Each line from the top of the listing through the one holding "(Etip) at (241,253.5);" should be restated word for word, with nothing added and no pictures.

Begin Data excerpts

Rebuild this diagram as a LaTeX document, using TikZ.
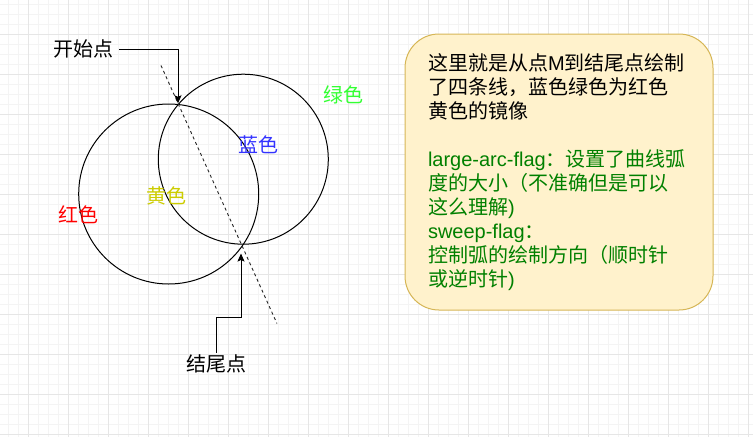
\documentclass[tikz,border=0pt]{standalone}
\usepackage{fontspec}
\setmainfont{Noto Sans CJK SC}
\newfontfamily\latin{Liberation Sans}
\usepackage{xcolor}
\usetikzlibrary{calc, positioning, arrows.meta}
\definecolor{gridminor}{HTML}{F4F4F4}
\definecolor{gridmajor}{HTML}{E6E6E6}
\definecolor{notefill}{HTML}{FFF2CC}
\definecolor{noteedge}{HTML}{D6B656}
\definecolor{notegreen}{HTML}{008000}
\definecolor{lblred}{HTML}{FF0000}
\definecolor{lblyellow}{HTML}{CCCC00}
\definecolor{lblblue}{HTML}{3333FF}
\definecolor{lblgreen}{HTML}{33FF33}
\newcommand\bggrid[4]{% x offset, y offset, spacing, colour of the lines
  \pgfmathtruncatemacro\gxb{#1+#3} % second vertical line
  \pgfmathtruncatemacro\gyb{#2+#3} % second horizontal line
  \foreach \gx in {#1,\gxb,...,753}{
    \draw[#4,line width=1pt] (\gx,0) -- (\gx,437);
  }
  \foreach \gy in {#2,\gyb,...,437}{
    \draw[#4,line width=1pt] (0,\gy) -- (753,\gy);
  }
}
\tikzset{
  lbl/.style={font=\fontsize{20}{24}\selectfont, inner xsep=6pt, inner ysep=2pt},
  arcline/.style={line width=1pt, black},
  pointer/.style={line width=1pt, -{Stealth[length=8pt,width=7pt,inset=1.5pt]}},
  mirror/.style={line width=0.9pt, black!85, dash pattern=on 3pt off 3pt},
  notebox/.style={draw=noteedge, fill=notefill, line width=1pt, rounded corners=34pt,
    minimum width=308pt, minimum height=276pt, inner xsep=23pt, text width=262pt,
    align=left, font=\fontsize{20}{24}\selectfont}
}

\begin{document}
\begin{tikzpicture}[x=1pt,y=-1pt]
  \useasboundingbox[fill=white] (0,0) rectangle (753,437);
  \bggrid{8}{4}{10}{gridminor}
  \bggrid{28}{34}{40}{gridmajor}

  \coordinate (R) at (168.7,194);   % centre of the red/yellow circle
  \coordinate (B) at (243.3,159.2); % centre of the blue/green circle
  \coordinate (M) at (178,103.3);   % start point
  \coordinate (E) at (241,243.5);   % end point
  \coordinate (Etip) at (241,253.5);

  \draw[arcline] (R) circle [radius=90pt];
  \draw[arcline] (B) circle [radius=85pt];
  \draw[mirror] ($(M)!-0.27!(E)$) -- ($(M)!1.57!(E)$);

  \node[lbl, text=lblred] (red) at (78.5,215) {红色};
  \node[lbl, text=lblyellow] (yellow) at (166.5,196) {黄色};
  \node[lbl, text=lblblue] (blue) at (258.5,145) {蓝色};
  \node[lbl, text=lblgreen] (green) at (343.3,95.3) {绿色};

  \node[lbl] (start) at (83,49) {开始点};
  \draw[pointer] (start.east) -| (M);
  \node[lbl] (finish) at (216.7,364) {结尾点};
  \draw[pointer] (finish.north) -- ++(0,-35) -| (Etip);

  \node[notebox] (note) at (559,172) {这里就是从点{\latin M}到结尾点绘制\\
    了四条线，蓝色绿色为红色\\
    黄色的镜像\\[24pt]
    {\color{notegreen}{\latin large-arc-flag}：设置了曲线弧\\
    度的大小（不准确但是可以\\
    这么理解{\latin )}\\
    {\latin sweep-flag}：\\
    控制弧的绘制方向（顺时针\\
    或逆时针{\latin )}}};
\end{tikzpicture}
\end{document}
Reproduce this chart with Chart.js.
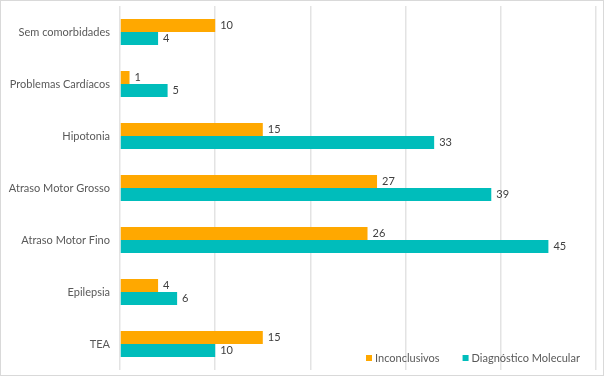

End Data excerpts

§ **Task solution**:
Rebuild this diagram as a LaTeX document, using TikZ.
\documentclass[tikz,border=0pt]{standalone}
\usepackage{fontspec}
\setmainfont{Noto Sans CJK SC}
\newfontfamily\latin{Liberation Sans}
\usepackage{xcolor}
\usetikzlibrary{calc, positioning, arrows.meta}
\definecolor{gridminor}{HTML}{F4F4F4}
\definecolor{gridmajor}{HTML}{E6E6E6}
\definecolor{notefill}{HTML}{FFF2CC}
\definecolor{noteedge}{HTML}{D6B656}
\definecolor{notegreen}{HTML}{008000}
\definecolor{lblred}{HTML}{FF0000}
\definecolor{lblyellow}{HTML}{CCCC00}
\definecolor{lblblue}{HTML}{3333FF}
\definecolor{lblgreen}{HTML}{33FF33}
\newcommand\bggrid[4]{% x offset, y offset, spacing, colour of the lines
  \pgfmathtruncatemacro\gxb{#1+#3} % second vertical line
  \pgfmathtruncatemacro\gyb{#2+#3} % second horizontal line
  \foreach \gx in {#1,\gxb,...,753}{
    \draw[#4,line width=1pt] (\gx,0) -- (\gx,437);
  }
  \foreach \gy in {#2,\gyb,...,437}{
    \draw[#4,line width=1pt] (0,\gy) -- (753,\gy);
  }
}
\tikzset{
  lbl/.style={font=\fontsize{20}{24}\selectfont, inner xsep=6pt, inner ysep=2pt},
  arcline/.style={line width=1pt, black},
  pointer/.style={line width=1pt, -{Stealth[length=8pt,width=7pt,inset=1.5pt]}},
  mirror/.style={line width=0.9pt, black!85, dash pattern=on 3pt off 3pt},
  notebox/.style={draw=noteedge, fill=notefill, line width=1pt, rounded corners=34pt,
    minimum width=308pt, minimum height=276pt, inner xsep=23pt, text width=262pt,
    align=left, font=\fontsize{20}{24}\selectfont}
}

\begin{document}
\begin{tikzpicture}[x=1pt,y=-1pt]
  \useasboundingbox[fill=white] (0,0) rectangle (753,437);
  \bggrid{8}{4}{10}{gridminor}
  \bggrid{28}{34}{40}{gridmajor}

  \coordinate (R) at (168.7,194);   % centre of the red/yellow circle
  \coordinate (B) at (243.3,159.2); % centre of the blue/green circle
  \coordinate (M) at (178,103.3);   % start point
  \coordinate (E) at (241,243.5);   % end point
  \coordinate (Etip) at (241,253.5);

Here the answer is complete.